An adviser who is compensated both by fees paid by the client and commissions that are contingent on the purchase or sale of financial products.
An adviser who is compensated solely by the client, with neither the adviser nor any related party receiving compensation that is contingent on the purchase or sale of financial products.
Financial adviser (or advisor) is a generic term used broadly by consumers and financial services professionals to describe an individual engaged in providing financial advice, services or products to a client for compensation. The term "financial adviser" covers a broad spectrum of financial professionals including financial planners, registered representatives, money managers, investment advisers and individuals who sell, or advise people on, financial products.
These professionals are usually employed by investment brokers, banks, mutual fund managers, venture capitalists or investment institutions to conduct investment research and analyze the value of securities and financial condition of a company, group of companies or industry sector. Based on their analysis of a given stock or market sector, analysts will make investment recommendations to buy, sell or hold a given stock.

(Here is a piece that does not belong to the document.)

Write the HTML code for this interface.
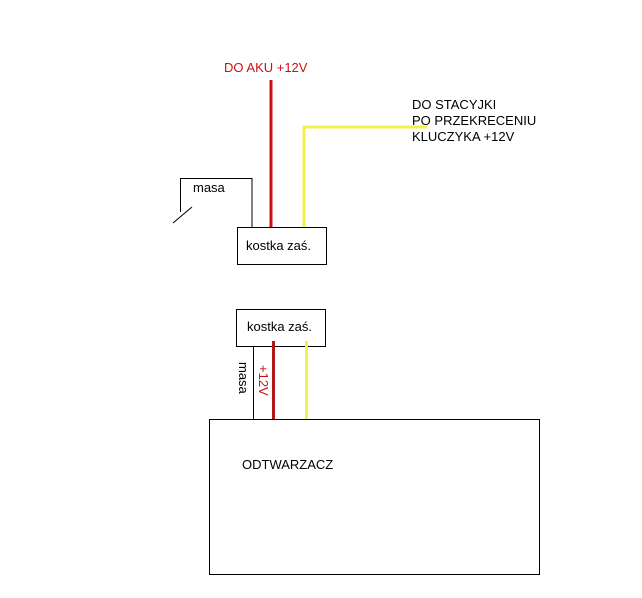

Insurance agents are individuals licensed by a state or states to sell life and health and/or property and casualty insurance products. Many financial planners are licensed to sell or give advice on insurance products. Other financial planners might identify insurance needs for a client, but turn to a licensed insurance agent for recommendations about which existing insurance products best meet the client’s needs. Independent insurance agents sell products for two or more insurance companies, exclusive insurance agents represent only one.
Any individual or firm providing securities advice for compensation as part of a regular business of giving investment advice must register with the Securities and Exchange Commission (SEC) or appropriate state securities agencies as an investment adviser, unless specifically exempted from registration. Financial firms and individuals managing $25 million or more of assets have to register with the SEC, while individual advisers and firms managing less than $25 million have to register with the state securities agency in the state(s) in which they practice. Individual advisers whose place of business is in Wyoming (which does not currently regulate individual advisers) must register with the SEC. Individual advisers with less than $25 million under management but who have clients in more than 30 states also may register with the SEC. Broker/dealers are usually exempt from registering as investment advisers because they are primarily sales agents who fall under the regulation of FINRA (formerly NASD).
Investment advisers may recommend stocks, bonds, mutual funds, partnerships or other SEC-registered investments for clients. To register, an applicant must file a Form ADV (Adviser) detailing educational and professional experience with either the SEC or the state(s), and disclose whether he or she has ever been the subject of disciplinary action. This form or its equivalent must be shown to potential clients prior to the commencement of a professional engagement.
An investment adviser representative is an individual associated with an investment adviser firm who provides investment advice to clients. States currently use the Series 65 exam to test investment adviser representatives. The North American Securities Administrators Association’s (NASAA) revised Series 65 exam tests the subject matter knowledge and competency of state-registered investment adviser representatives, and must be passed as a licensing requirement. Individuals associated with an investment adviser firm who do not communicate directly with clients (e.g., personnel who prepare newsletters, provide general market timing advice or prepare lists of recommended purchases for Web sites) may not be deemed investment adviser representatives based on certain state laws.
Although investment consultant is a generic term used to describe a money manager or even a financial planner, it more accurately describes consultants who evaluate, select and monitor money managers. Consultants typically work for brokerage firms or independent advisory firms, and their clients most often are institutional investors, such as pension plans, but may include individuals with substantial sums to invest.
Money managers typically design a portfolio for clients (or work with a design developed by a financial planner) comprising individual securities, bonds, real estate or other financial assets and investments, and manage the portfolio on a discretionary basis, usually for a fee that is a small percentage of the value of the assets under management. Money managers may range from an independent advisory firm to a bank trust department, pension fund, mutual fund or insurance company.
Certified Public Accountants (CPAs) who wish to specialize in personal financial planning can earn the American Institute of Certified Public Accountant’s (AICPA) Personal Financial Specialist (PFS) designation by being a member of the AICPA in good standing and meeting its exam, experience, and learning requirements.
See money manager above. The term portfolio manager is often used to describe the investment manager of a mutual fund or private institutional fund.
A real estate broker is licensed by the state(s) in which he or she practices to arrange the purchase or sale of property for a buyer or seller in return for a commission. A real estate agent is an individual who works for a real estate broker and may hold an individual real estate broker’s license. Real estate brokers may help consumers finance a real estate purchase through their contacts with banks, savings and loans, and mortgage bankers.
A registered representative, also called a stockbroker, is affiliated with a stock exchange member broker/dealer firm, recommends to clients which securities to buy and sell, and earns a commission on all trades as compensation. To become a registered representative, an individual must pass FINRA-administered securities exams depending on the type of securities in which he or she wishes to deal (e.g., Series 6 for variable annuities and mutual funds, Series 7 for general securities) and any securities exam(s) required by the state securities agency of any state in which he or she practices. All registered representatives, including any financial planners who execute buy or sell orders for mutual funds, stocks, bonds, commodities or other securities on behalf of clients for compensation, must be registered with Financial Industry Regulatory Authority (FINRA), formerly known as NASD, and licensed by the appropriate state securities agency.
Note: Investment advisers who only manage money in a no-load mutual fund for a percentage of assets (a fee) are not required to register with Financial Industry Regulatory Authority (FINRA), formerly known as NASD, or be licensed by the appropriate state securities agencies as they do not execute securities transactions on behalf of their clients. These trades are executed instead by the broker/dealer custodian of the clients’ funds.